Challenges and Barriers Associated with Implementation of a Mediterranean Diet in the United States

Open Access
Blinn, Abigail Elizabeth
Area of Honors:
Nutritional Sciences
Bachelor of Science
Document Type:
Thesis Supervisors:
  • Penny Margaret Kris-Etherton, Thesis Supervisor
  • Alison Diane Gernand, Honors Advisor
  • Jennifer A Fleming, Thesis Supervisor
  • Cardiovascular Disease
  • Mediterranean Diet
  • perceived barriers
  • diet adherence
A Mediterranean diet (Med diet) has been shown to prevent and treat cardiovascular disease (CVD). The association between CVD risk and nutrition has led to an increased interest in the benefits of dietary intervention. In the United States, where 1 out of 4 deaths are related to CVD, attempts at implementing healthful dietary patterns, such as the Med diet, have proven unsuccessful. This is possibly because the food and lifestyle choices associated with these dietary patterns are not typical in the United States. The impact of barriers in relation to dietary adherence is an area of research necessary in order to improve the success of dietary interventions. As certain barriers may be specific to environment and location, this follow-up study was conducted to better understand the perceived and actual barriers specific to individuals residing in a rural Pennsylvania region.
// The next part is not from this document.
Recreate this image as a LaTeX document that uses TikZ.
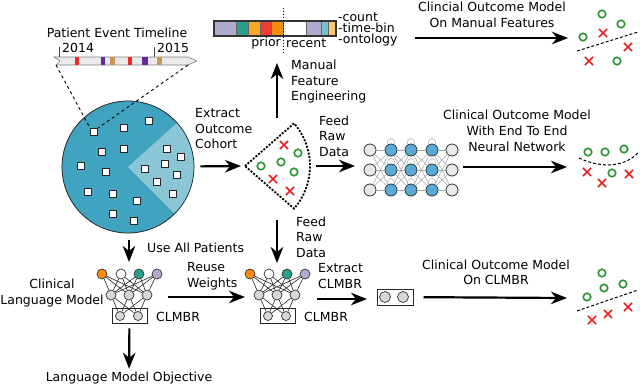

Study participants (n=30) in the main MED Beef Diet Study received 12 weeks of exposure to a Mediterranean cuisine. The follow-up study was designed to assess the individuals in a free-living environment. A total of 9 participants completed the 3-month follow-up study. Perceived and actual barriers to dietary change were assessed at baseline and the end of the 3 months, respectively. At 3 months, self-reported adherence to a Med diet was found to be negatively associated with both perceived (r=-0.760; p<0.02) and actual barriers (r = -0.877, p<0.01). Barriers such as difficulty shopping for foods and planning meals, lack of knowledge for food preparation, lack of time for food preparation, expense of foods, limited time in general, and inability to adapt in social settings were commonly reported. These findings support the idea that barriers are an important consideration when developing dietary interventions, and the specific barriers identified can then be of focus while trying to improve adherence to a Med diet and the prevention of CVD.